PROBLEM TO WORK ON: The lines to extract run from the first line of the material below to the line containing "import matplotlib.pyplot as plt", both included; leave the pictures behind.

AVAILABLE DATA:
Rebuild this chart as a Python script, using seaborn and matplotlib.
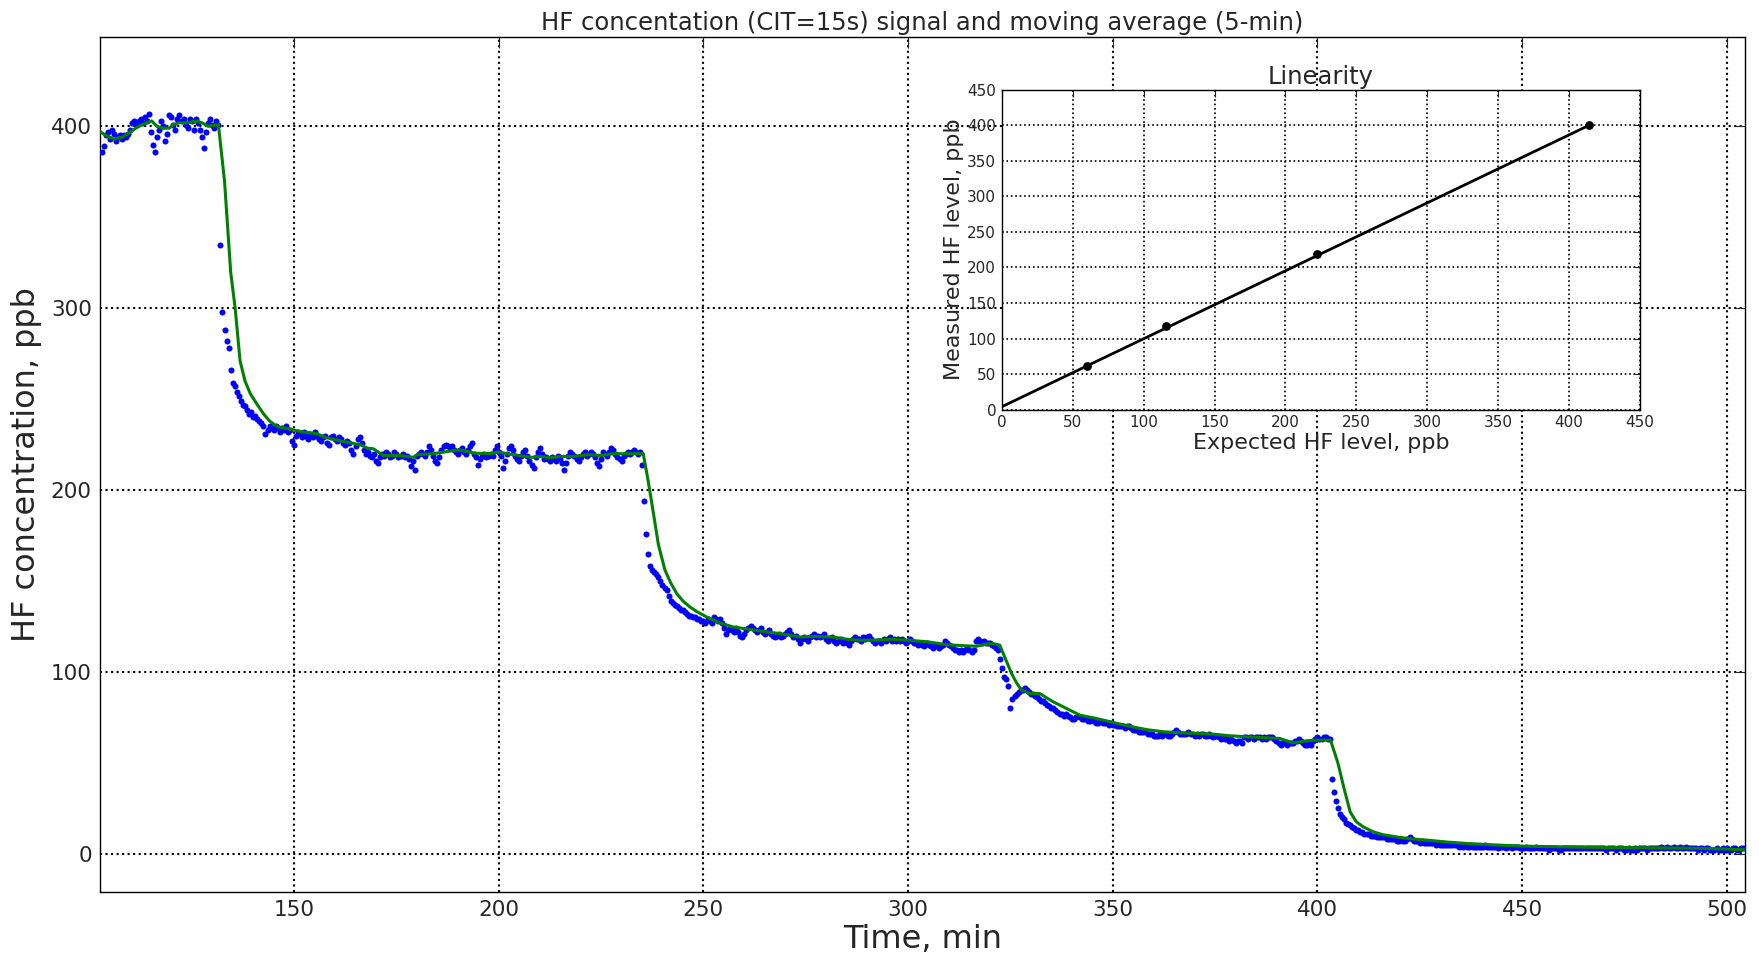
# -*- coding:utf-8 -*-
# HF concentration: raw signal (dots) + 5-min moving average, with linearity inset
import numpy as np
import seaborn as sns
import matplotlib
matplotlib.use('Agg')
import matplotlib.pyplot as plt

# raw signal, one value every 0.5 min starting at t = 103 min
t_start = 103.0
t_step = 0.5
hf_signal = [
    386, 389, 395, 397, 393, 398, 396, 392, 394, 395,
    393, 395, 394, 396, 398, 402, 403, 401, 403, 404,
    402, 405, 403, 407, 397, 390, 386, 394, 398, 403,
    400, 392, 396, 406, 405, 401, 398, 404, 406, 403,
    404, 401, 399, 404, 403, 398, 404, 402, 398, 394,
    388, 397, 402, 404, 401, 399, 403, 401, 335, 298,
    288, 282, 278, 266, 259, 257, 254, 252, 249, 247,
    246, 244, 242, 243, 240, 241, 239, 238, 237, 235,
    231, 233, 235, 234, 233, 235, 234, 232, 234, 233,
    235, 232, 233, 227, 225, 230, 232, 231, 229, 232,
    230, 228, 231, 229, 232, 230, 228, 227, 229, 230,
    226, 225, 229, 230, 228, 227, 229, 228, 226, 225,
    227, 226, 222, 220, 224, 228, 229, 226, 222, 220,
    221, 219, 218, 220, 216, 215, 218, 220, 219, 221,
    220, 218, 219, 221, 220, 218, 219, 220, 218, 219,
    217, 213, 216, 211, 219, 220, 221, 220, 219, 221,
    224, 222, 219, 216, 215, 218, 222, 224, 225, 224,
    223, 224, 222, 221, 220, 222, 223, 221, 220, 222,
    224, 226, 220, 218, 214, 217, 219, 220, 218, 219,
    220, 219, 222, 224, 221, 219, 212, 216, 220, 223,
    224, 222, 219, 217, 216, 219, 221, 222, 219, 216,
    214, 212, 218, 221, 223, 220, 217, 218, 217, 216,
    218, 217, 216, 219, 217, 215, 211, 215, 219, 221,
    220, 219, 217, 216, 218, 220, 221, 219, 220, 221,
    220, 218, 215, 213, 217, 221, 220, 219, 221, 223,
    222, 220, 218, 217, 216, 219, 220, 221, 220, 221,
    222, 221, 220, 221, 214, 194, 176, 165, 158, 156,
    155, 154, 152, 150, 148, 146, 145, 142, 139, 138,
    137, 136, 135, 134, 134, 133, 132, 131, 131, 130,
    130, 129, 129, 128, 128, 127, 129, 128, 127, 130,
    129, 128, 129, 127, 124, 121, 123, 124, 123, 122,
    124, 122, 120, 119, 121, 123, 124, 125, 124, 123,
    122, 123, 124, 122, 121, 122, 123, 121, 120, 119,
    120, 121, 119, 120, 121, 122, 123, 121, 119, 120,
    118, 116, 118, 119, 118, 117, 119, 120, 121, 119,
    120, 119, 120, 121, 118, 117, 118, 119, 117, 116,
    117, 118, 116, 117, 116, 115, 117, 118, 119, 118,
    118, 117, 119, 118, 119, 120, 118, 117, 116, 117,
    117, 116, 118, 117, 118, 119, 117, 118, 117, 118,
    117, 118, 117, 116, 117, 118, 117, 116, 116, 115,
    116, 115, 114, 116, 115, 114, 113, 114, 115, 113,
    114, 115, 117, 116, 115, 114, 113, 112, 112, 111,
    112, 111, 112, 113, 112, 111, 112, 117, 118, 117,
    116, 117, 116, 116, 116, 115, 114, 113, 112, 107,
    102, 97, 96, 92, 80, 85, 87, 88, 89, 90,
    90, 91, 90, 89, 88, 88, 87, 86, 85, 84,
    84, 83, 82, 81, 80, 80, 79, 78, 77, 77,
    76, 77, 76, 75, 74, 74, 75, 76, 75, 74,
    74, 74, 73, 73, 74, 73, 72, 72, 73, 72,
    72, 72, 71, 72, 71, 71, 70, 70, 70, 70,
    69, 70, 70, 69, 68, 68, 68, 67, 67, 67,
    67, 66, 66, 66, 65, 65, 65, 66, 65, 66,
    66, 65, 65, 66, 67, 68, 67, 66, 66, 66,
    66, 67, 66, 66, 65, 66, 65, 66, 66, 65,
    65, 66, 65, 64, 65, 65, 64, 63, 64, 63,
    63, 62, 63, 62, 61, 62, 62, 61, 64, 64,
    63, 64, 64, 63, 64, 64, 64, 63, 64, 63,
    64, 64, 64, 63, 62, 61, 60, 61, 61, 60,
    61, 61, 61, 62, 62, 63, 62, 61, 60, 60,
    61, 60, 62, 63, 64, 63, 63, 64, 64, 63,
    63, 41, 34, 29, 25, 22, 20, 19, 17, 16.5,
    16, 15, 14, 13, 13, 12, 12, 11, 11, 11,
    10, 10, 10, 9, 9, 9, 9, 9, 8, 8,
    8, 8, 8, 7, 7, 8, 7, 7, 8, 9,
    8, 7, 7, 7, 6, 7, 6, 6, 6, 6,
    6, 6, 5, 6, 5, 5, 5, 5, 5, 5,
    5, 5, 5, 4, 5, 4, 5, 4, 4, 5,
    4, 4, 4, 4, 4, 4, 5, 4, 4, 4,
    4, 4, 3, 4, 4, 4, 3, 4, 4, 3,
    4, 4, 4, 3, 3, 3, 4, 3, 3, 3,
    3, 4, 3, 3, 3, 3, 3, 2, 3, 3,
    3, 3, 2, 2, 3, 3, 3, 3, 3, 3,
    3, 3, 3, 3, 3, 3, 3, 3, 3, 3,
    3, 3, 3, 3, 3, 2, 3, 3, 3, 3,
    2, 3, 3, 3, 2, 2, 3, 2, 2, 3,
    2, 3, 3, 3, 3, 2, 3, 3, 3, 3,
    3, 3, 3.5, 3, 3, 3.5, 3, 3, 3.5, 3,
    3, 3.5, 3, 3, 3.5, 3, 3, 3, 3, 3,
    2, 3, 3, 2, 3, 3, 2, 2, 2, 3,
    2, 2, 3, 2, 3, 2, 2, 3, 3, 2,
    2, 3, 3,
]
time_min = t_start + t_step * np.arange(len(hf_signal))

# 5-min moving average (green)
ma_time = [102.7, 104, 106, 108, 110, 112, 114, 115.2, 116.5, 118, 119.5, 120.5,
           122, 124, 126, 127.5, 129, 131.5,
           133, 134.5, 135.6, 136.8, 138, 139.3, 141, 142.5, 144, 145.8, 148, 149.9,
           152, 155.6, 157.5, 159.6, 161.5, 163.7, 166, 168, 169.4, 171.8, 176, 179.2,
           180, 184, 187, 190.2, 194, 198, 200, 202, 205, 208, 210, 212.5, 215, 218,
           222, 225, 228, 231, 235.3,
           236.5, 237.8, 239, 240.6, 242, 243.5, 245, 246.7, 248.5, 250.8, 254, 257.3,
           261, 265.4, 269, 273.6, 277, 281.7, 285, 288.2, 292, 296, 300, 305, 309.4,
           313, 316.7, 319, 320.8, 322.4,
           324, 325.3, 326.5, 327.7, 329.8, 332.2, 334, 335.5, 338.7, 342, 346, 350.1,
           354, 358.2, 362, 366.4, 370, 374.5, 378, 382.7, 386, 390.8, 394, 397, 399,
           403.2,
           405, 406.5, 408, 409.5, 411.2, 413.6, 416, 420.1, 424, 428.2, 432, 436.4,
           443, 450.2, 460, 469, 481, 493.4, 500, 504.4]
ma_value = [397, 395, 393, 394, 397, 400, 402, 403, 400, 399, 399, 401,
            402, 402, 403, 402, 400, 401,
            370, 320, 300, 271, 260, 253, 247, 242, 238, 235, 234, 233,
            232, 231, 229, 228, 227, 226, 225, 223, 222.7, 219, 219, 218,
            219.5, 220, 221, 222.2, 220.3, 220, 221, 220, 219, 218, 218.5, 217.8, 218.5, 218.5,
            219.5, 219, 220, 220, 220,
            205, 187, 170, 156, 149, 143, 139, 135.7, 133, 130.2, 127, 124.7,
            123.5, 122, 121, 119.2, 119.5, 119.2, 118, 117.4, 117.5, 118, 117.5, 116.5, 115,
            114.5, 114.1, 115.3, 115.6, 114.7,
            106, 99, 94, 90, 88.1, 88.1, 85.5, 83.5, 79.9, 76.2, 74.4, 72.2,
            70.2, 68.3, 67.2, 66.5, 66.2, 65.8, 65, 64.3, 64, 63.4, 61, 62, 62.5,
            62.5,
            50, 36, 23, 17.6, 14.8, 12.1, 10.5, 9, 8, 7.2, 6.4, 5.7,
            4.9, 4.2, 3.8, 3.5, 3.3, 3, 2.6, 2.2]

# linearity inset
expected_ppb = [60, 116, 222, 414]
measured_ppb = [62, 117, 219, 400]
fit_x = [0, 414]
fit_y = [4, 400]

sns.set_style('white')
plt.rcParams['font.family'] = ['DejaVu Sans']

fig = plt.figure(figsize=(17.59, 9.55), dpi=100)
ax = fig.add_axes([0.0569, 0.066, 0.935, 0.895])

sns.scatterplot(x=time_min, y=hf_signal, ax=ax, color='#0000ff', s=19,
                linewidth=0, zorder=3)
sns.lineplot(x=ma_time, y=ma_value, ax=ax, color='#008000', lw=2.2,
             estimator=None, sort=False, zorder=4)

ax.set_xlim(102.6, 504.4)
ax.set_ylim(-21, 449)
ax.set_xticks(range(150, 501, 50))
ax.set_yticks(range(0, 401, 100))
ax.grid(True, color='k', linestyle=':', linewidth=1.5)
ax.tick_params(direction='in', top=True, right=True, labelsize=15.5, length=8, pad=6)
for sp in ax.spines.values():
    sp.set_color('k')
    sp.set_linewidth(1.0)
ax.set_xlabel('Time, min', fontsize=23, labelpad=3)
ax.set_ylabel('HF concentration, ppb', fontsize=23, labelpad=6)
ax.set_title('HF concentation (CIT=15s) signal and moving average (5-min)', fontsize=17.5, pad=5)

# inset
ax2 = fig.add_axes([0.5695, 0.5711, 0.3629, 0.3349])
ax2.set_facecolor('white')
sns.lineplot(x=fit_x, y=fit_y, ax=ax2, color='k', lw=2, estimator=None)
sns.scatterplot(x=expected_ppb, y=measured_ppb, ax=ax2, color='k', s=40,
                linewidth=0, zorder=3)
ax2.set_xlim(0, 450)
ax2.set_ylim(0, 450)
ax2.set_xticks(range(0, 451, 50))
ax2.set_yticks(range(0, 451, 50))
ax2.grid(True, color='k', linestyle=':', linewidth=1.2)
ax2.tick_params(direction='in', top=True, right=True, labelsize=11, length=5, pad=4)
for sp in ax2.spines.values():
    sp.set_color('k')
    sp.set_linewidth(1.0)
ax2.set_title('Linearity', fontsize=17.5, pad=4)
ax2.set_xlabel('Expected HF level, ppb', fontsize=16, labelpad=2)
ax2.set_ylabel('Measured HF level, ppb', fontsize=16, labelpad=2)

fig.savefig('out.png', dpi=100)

SOLUTION BELOW:
Rebuild this chart as a Python script, using seaborn and matplotlib.
# -*- coding:utf-8 -*-
# HF concentration: raw signal (dots) + 5-min moving average, with linearity inset
import numpy as np
import seaborn as sns
import matplotlib
matplotlib.use('Agg')
import matplotlib.pyplot as plt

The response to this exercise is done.